Azuという名のブシェミ夫人

デリカテッセンのAzuという名のブシェミ夫人のレビュー・感想・評価

デリカテッセン(1991年製作の映画)
4.5
フランスから帰ってきました♡
行って良かったと心から言える素敵な日々でした!
また絶対行きたいな。

さて、フランスを訪れてみて私の愛する映画監督ジャン=ピエール・ジュネに改めて想いを巡らせたわけでして、ジュネ作品再見しようと。
女性なら普通そこは『アメリ』じゃない?って感じですけれど、私が初めてジュネ作品に出会って、心を鷲掴みにされたのはこの『デリカテッセン』ですので、初心に戻ってレビューしたいなと思ったのです。
この作品はジャケットからして怪しげなダークさが感じ取れますが、芯の部分で描いているのは非常にピュアな恋と世情に対したシニカルなユーモアです。

核戦争後の荒廃したパリ。
物資が不足しているはずの世界で、何故か繁盛する怪しい精肉店。
『どなたもどうかお入りください。決してご遠慮はありません。』・・・なんてね。
そんな精肉店の店主が大家でもあるアパートで起こる騒動。
私はこういうアパートが舞台の映画って好き。
本当なら外から見えないドアの向こうの世界。
その一部屋毎に違ったドラマがあるから。
他人の部屋からは、その人の頭の中が垣間見えちゃうんだもの。

ジュネの世界に欠かせない人、ドミニク・ピノン♡
上手く説明できない不思議なお顔で、彼が出てくるとあっという間に異世界に入り込めちゃうのです。
ジュネの世界で私達が迷わないように、いつまでも彼がジュネ作品に居てくれることを願ってやみません。

ジュネ&キャロコンビの初期作品に溢れるダークさや毒々しさ、それは傍から見れば不気味で不快なものに感じるでしょう。
しかし、私が思うにジュネが作品で出しているあの毒は、人々を攻撃するためのものではありません。
ジュネがいとおしく大切にしている“何か”が外部の悪しきものに侵されることの無いよう、保護し守るための毒です。
その“何か”は数々の愛や夢であったり、時には希望や歓びであり、人それぞれの心に確かなきらめきを持って存在する温かいものです。
だから、私はそういう温もりを持ったものを内側に大事に抱擁するようにしながら、外向きには妖しく放出されるジュネの濃密な毒をとてもとても愛しています。

真の美しさを知っている人こそが、きっとその対極にあるおぞましい卑しさや醜悪さ、不気味さをあんな風に表現出来るのだと思います。
・・・単に私がジュネ中毒者であるが故の贔屓かもしれませんが。

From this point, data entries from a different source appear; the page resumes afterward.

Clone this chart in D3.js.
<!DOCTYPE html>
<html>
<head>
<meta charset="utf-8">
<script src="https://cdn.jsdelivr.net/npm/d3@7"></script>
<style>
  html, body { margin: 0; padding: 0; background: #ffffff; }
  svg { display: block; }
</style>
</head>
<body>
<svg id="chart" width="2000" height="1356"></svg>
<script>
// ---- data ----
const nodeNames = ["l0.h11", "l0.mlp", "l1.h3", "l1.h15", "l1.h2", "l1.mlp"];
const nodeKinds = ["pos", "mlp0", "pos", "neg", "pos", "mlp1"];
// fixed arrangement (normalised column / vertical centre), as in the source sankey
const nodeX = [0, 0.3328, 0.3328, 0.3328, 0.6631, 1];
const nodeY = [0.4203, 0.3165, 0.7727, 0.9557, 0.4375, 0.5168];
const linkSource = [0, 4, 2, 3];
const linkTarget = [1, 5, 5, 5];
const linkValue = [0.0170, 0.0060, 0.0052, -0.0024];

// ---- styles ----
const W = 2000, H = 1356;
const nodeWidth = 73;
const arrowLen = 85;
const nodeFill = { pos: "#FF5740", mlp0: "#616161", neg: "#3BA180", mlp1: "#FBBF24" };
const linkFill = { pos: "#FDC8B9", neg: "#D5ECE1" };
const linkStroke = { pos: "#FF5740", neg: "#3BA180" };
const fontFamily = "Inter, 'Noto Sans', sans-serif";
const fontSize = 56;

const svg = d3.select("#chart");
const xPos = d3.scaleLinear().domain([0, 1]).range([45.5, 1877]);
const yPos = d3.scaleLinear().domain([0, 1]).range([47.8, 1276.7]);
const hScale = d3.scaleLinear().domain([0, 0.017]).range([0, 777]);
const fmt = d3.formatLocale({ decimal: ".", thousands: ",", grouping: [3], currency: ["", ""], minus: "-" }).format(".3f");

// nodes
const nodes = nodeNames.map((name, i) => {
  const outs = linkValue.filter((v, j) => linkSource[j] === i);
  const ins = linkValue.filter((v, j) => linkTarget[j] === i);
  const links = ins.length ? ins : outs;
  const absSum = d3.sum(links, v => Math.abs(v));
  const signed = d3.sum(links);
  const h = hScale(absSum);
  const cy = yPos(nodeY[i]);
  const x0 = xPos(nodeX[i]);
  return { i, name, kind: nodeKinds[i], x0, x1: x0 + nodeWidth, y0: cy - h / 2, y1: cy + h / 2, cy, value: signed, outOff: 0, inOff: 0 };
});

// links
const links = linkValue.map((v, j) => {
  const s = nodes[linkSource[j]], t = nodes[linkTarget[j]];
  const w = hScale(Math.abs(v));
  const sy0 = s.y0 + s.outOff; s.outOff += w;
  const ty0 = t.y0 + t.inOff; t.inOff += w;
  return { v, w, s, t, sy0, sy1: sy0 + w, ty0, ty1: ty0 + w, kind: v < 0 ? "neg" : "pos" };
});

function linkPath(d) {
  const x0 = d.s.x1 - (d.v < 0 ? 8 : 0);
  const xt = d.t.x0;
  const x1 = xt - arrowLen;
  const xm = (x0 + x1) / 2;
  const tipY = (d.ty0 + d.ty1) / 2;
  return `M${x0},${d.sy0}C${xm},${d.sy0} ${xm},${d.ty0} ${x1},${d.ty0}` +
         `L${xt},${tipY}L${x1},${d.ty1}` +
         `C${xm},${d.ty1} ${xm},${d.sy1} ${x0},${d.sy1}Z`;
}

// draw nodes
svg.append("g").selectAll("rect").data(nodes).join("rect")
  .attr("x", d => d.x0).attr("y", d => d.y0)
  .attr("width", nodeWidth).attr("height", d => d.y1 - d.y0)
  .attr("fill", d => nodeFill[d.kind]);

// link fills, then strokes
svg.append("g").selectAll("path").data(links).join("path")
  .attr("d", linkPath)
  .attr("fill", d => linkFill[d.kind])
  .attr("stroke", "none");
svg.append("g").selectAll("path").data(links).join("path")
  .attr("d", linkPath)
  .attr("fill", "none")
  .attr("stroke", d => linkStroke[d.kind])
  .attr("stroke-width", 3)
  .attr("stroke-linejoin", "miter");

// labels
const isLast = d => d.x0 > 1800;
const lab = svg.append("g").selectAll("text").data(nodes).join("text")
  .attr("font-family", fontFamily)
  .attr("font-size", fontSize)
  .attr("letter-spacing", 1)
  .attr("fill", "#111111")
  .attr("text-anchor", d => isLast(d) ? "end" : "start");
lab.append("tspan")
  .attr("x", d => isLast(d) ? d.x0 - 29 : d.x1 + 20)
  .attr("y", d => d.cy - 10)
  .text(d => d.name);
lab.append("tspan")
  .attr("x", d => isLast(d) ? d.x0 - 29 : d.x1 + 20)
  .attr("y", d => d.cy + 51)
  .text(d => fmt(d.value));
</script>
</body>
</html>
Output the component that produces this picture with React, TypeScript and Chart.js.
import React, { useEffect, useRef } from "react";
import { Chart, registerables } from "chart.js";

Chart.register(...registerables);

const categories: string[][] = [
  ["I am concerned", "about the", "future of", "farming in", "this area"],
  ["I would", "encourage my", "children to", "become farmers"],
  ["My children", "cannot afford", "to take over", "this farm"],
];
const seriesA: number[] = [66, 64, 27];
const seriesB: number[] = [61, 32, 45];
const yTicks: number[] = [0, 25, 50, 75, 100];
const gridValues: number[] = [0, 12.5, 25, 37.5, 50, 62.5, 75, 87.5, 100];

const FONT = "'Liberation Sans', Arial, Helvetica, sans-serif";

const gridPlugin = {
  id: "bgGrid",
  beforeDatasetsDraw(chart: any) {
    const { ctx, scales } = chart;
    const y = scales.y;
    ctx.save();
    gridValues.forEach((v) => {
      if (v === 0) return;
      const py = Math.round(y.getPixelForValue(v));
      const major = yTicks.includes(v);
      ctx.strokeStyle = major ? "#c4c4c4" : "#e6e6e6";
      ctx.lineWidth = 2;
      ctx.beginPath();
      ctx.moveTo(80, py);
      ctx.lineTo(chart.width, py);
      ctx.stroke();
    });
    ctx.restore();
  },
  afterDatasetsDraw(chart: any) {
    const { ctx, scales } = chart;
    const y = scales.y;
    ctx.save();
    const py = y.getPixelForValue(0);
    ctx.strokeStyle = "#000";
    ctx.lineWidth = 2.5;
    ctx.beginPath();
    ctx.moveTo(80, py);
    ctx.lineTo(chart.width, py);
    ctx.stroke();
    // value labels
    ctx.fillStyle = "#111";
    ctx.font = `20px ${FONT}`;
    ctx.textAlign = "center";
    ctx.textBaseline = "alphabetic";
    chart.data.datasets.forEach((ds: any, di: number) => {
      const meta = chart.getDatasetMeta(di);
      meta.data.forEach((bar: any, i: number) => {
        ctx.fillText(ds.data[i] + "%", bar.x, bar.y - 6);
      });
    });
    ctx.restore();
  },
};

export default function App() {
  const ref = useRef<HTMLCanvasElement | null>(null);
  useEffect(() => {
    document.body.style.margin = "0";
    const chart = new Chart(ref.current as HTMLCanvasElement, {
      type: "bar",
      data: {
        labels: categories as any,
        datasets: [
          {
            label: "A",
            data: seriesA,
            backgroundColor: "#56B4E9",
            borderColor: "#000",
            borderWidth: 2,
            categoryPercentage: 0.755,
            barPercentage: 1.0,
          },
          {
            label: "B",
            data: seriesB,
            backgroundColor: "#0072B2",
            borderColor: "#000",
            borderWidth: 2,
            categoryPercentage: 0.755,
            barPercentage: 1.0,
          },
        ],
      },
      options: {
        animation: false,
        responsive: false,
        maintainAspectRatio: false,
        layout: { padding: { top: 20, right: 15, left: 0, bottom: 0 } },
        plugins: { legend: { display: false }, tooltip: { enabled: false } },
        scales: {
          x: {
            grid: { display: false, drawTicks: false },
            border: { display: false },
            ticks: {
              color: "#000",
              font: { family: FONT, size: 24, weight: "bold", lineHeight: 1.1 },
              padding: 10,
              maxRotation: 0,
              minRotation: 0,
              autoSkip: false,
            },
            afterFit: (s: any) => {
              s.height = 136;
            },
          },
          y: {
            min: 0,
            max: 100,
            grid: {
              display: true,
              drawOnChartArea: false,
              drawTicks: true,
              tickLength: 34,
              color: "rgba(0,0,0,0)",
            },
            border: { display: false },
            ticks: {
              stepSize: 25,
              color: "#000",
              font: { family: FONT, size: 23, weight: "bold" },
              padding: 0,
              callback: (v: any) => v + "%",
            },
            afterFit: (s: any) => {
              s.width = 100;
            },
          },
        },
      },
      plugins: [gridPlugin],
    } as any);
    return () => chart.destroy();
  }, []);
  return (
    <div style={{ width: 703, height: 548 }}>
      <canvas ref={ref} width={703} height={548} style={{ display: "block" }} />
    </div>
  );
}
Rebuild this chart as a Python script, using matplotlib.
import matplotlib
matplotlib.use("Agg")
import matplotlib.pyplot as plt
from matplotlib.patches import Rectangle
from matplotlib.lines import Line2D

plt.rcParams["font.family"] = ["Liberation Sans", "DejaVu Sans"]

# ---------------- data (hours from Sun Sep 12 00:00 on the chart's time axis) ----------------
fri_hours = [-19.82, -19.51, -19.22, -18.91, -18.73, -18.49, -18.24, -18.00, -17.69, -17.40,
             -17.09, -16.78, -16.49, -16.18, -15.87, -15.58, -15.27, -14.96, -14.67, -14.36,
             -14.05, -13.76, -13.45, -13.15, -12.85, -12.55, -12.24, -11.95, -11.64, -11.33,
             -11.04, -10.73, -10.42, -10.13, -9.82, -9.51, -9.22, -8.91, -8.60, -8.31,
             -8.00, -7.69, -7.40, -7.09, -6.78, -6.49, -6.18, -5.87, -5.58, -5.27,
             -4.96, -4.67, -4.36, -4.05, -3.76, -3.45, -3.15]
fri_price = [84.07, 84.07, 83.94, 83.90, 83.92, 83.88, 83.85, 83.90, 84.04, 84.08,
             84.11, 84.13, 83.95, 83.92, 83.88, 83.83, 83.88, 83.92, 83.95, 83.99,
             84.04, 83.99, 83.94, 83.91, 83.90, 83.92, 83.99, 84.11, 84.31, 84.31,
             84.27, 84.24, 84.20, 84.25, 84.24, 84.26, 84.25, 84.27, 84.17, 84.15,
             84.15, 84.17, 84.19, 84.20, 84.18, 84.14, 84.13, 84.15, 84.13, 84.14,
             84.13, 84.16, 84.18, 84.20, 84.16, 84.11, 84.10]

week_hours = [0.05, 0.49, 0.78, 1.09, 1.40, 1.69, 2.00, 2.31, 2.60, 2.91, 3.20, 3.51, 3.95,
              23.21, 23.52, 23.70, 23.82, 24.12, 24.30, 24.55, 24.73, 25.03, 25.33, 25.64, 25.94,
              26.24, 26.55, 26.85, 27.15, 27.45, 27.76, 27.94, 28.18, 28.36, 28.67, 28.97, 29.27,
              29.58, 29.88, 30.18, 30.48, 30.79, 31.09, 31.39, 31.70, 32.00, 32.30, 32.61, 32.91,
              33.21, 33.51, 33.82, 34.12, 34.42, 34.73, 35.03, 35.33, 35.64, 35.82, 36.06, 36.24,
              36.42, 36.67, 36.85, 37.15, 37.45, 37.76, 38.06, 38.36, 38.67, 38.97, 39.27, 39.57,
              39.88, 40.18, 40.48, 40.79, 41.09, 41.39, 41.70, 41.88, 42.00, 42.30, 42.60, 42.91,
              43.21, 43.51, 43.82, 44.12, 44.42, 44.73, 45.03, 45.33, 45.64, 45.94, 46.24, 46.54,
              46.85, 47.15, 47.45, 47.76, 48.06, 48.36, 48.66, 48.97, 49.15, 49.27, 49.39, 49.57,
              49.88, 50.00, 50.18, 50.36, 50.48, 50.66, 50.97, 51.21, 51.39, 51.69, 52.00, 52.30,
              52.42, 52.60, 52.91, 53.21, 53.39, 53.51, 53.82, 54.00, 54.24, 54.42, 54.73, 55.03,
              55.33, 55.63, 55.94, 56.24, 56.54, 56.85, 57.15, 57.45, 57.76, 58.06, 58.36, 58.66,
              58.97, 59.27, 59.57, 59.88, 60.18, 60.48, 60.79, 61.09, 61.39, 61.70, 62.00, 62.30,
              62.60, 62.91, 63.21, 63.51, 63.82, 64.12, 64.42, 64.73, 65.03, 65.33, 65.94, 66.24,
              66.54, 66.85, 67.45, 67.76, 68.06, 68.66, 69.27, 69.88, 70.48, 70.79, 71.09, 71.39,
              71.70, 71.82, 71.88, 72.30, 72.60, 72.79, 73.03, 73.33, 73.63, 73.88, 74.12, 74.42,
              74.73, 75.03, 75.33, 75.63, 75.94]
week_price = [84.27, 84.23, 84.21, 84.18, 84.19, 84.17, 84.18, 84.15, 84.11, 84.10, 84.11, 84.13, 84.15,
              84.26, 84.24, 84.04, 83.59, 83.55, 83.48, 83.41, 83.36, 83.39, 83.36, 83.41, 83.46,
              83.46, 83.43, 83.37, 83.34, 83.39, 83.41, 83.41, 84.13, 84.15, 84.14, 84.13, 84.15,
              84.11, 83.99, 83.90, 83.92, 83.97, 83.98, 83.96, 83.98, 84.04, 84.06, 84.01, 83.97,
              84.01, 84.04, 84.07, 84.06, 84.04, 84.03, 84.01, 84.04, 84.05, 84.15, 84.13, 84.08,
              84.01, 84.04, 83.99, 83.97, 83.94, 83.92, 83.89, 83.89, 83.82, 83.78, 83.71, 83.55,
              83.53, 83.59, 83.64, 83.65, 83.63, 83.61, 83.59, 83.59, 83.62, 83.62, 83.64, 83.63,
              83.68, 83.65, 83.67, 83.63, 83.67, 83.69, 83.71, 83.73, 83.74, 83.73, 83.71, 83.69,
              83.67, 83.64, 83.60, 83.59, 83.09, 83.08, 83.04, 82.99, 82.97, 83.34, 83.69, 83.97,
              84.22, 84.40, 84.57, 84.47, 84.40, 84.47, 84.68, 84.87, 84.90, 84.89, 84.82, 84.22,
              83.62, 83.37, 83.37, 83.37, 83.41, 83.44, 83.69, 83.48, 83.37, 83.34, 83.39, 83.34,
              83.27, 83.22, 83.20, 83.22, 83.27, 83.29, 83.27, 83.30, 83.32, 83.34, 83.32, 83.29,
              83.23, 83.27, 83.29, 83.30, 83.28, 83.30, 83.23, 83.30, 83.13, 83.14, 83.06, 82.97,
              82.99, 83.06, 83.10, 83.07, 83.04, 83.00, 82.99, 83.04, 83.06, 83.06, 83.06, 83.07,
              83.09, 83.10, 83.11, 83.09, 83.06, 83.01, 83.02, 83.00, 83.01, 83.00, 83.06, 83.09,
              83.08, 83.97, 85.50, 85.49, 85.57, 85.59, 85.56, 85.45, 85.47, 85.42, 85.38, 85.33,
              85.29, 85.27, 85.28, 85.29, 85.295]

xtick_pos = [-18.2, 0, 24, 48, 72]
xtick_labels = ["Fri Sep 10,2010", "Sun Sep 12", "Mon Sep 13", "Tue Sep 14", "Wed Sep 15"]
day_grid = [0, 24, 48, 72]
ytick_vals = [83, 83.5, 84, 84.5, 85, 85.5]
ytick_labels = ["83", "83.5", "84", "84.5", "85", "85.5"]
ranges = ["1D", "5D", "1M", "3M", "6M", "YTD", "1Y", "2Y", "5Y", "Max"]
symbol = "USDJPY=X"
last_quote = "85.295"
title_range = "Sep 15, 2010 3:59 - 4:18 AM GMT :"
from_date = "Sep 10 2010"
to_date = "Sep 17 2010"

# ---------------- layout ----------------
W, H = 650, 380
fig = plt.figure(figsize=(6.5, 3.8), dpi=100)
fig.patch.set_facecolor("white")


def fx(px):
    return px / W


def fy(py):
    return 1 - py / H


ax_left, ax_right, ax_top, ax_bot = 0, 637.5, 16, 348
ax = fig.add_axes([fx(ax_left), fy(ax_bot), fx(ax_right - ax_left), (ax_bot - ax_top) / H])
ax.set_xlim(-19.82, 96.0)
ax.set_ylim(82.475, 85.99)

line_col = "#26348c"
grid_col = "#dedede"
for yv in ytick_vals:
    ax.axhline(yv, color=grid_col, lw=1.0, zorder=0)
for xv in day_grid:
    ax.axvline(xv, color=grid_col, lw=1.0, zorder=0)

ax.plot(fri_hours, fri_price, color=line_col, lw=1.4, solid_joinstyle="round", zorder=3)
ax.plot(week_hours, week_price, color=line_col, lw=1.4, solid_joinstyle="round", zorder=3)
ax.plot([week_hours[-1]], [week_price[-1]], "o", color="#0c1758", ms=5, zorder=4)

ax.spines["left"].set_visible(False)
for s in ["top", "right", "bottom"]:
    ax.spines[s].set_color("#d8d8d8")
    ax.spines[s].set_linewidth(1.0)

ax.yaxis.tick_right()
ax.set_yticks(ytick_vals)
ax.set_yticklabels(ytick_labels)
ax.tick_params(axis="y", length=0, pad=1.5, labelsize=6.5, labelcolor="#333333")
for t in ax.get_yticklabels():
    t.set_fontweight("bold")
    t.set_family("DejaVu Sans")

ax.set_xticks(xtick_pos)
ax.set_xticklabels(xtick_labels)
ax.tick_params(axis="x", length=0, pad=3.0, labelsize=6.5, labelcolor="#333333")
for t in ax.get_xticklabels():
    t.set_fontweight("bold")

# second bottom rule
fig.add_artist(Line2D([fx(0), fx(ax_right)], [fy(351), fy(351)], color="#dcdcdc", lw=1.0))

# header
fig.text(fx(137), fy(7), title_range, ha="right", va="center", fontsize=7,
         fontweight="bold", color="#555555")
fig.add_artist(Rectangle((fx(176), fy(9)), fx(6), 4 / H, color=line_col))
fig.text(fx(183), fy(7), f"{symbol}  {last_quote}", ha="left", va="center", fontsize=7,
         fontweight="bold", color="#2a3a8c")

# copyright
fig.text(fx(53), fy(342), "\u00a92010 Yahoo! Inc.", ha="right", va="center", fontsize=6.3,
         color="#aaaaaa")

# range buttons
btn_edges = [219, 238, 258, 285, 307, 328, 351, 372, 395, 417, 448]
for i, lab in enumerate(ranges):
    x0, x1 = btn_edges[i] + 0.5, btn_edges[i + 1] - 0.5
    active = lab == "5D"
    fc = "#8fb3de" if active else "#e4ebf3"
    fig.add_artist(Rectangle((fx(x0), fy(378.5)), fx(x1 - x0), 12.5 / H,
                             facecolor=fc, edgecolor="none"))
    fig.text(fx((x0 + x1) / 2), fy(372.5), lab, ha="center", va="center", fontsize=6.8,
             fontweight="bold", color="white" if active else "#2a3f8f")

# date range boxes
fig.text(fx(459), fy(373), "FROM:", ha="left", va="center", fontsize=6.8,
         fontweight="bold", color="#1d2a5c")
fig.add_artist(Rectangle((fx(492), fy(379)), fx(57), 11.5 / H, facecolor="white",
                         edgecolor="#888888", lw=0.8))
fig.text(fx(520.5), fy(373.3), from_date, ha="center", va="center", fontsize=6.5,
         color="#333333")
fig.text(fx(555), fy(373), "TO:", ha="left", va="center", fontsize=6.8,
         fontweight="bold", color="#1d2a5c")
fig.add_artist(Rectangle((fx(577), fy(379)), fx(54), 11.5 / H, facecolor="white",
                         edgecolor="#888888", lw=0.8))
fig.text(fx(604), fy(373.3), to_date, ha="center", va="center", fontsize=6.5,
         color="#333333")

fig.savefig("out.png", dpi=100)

笑
悪夢から覚めた直後に心にモヤモヤと去来する不安感。
もう目覚めたのだから大丈夫なんだと気付いた時の安堵感。
そして、あんなに心を悩ませていた不安の正体がいつの間にやら朧げになっていることから、ふと湧いてくる悪夢への再びの興味。
そんなことをジュネの作品を観ると思い返したりします。
あぁ・・・やはり私はジャンキーなのだな。